Transcript
  • Servers and Tools

Forking

From the class:  Processes

You've already seen a couple of examples of parent child processes whereby a parent creates a process. Like if we were to run a process in Bash. And now I'm going to show you how we can do that manually and what it actually does. So I'm using Node.js because it has a really cool feature called cluster, which we can use to create a cluster of processes.

What it's called when a process creates another process is forking. So the terminology is to fork another process. And what forking means is that we're going to take our entire current process that's running-- so keep this diagram right here in mind-- and we're going to do is to copy it. So we're going to take the stack, the code, everything that's in memory, the file descriptors, and literally make another copy of this. And that will become a new process with its own pid that's going to be running independently but as a child of the parent process.

So forked processes are independent. They have their own space, their own memory, their own stack. But they're going to be a copy of their parent. So what we're doing here is we're creating two worker processes, and then we'll listen for the exit event. And on exit we'll just print something out to the console.

And then if we're not the master, if we're actually the forked copy-- node gives us this nice way of just checking that with this if statement-- then what we'll do is create an HTTP server. So what we're going to have here is two HTTP servers running, and HTTP services do what we had before. Which is to listen on port 3,000 and print hello world out to the console. So let's try out this program and see what it actually does.

I've named this program cluster.js, and we can run it with Node.js. And it's just going to tell me that the master process is online with a pid of 9408, and the two workers are online as well. And notice that each one gets their own process identifier because they're each their own independent processes.

Now down below I can use the ps command with the af options to see that I have my master process running here. And notice that it is a child a Bash, because we created it up here. It's actually just running in the foreground. And then it has two child processes, which were created as copies of this parent. But each one has its own pid. So 9411, 9410, and 9408.

And just like before, if we kill this parent process then all the children will die automatically. But we can kill the individual children and that's OK. First of all, let's just make sure that it's doing what we expect. So I'm going to curl HTTP local host 3000. That'll send an HTTP request, and we get back hello world. So that's all good.

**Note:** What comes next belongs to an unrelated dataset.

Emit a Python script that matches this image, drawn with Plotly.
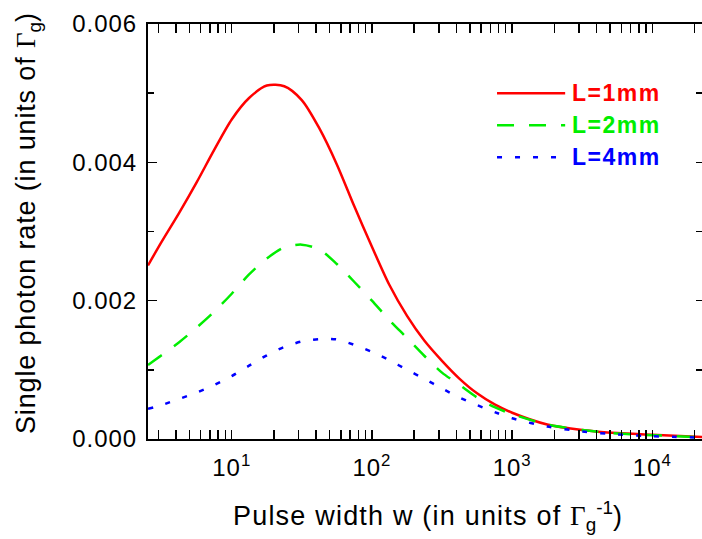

And now let's send a sig term signal to the process ID of 9411. Oops, OK. Now at the top it says that worker 9411 has died. And let's take a look at our process tree again down below. I'm going to clean this up, and we'll say ps af. And notice that there's only one child now that's underneath cluster.js. Only one child process of this parent process. However, we can still come down here and make HTTP requests, because there's still one worker running.

There we go. So it's still working, and what was happening under the hood in case you're curious, is Node.js is round robining these requests. So sending them first to this and then to the second process and then back to this process. And it's just sending it back and forth back and forth, distributing the traffic between these two workers.

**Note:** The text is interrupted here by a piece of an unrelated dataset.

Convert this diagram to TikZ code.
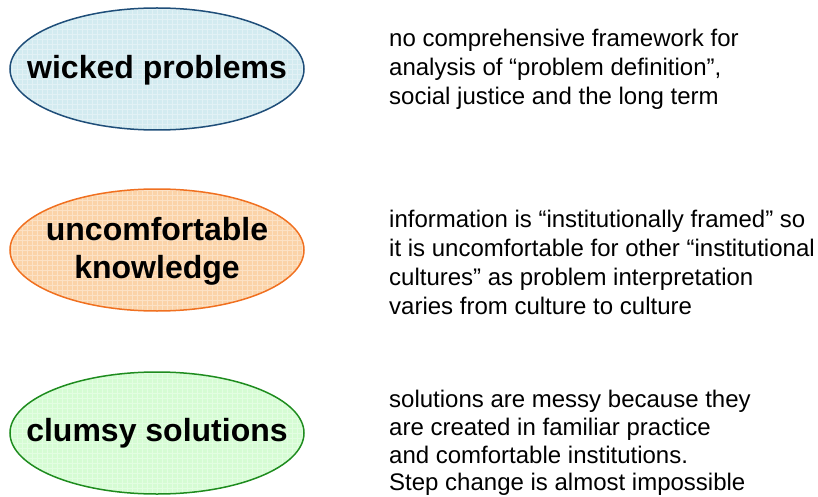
\documentclass[tikz,border=0pt]{standalone}
\usepackage{fontspec}
\setmainfont{Liberation Sans}
\definecolor{bfill}{HTML}{D3EBF0}
\definecolor{bline}{HTML}{1F4E79}
\definecolor{ofill}{HTML}{FBD3A8}
\definecolor{oline}{HTML}{F07020}
\definecolor{gfill}{HTML}{D5FCD3}
\definecolor{gline}{HTML}{1E8C1E}
\tikzset{
  blobtext/.style={align=center, inner sep=0pt, font=\fontsize{32}{38}\selectfont\bfseries},
  descline/.style={anchor=base west, inner sep=0pt, font=\fontsize{24}{29}\selectfont},
  gridlines/.style={white, opacity=0.35, line width=0.4pt},
}
\begin{document}
\begin{tikzpicture}[x=1pt,y=-1pt]
\useasboundingbox (0,0) rectangle (818,497);
\foreach \cy/\fc/\lc in {69/bfill/bline,250/ofill/oline,433/gfill/gline}{
  \fill[\fc] (157,\cy) ellipse (147pt and 61pt);
  \begin{scope}
    \clip (157,\cy) ellipse (147pt and 61pt);
    \draw[gridlines, step=5pt, shift={(157,\cy)}] (-150,-65) grid (150,65);
  \end{scope}
  \draw[\lc, line width=1.5pt] (157,\cy) ellipse (147pt and 61pt);
}
\node[blobtext] (wp) at (157,70) {wicked problems};
\node[blobtext] (uk) at (157,251) {uncomfortable\\knowledge};
\node[blobtext] (cs) at (157,433) {clumsy solutions};
\node[descline] (t1a) at (389,46.5) {no comprehensive framework for};
\node[descline] (t1b) at (389,76) {analysis of “problem definition”,};
\node[descline] (t1c) at (389,105) {social justice and the long term};
\node[descline] (t2a) at (389,227) {information is “institutionally framed” so};
\node[descline] (t2b) at (389,256) {it is uncomfortable for other “institutional};
\node[descline] (t2c) at (389,285) {cultures” as problem interpretation};
\node[descline] (t2d) at (389,314) {varies from culture to culture};
\node[descline] (t3a) at (389,407) {solutions are messy because they};
\node[descline] (t3b) at (389,435) {are created in familiar practice};
\node[descline] (t3c) at (389,463) {and comfortable institutions.};
\node[descline] (t3d) at (389,490.5) {Step change is almost impossible};
\end{tikzpicture}
\end{document}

And now that 9411 has died, it just sends the request to this one worker that's still alive. So we're going to see a couple of examples later where programs like Meteor actually end up creating several children processes that it then manages from one master process.

Before we wrap up, let me talk about one last concept called threading, which is similar to creating new processes, but a little bit different. And in case you hear the terminology, you should know what it means. A thread makes copy as well, but it's a lighter weight copy. So each thread gets its own code and its own call stack, but they all share the memory, file descriptors, and security attributes.

And so the main thing is that they share memory with the main master process. But we can use threads to execute code simultaneously, and either take advantage of multiple CPUs or we can take advantage of doing disk IO at the same time that we're using the CPU or something like that. So threads allow us to execute code simultaneously, but they share memory with the master process, as where processes get their own memory, own code, own stack.

So they're a little bit more heavyweight, but sometimes simpler to work with, because you don't need to worry about the threads conflicting with each other since they're working with the same memory. So just wanted to give you a quick highlight of what threads are in contrast to processes. And I'll cover them in more detail in another class if enough of you are interested in.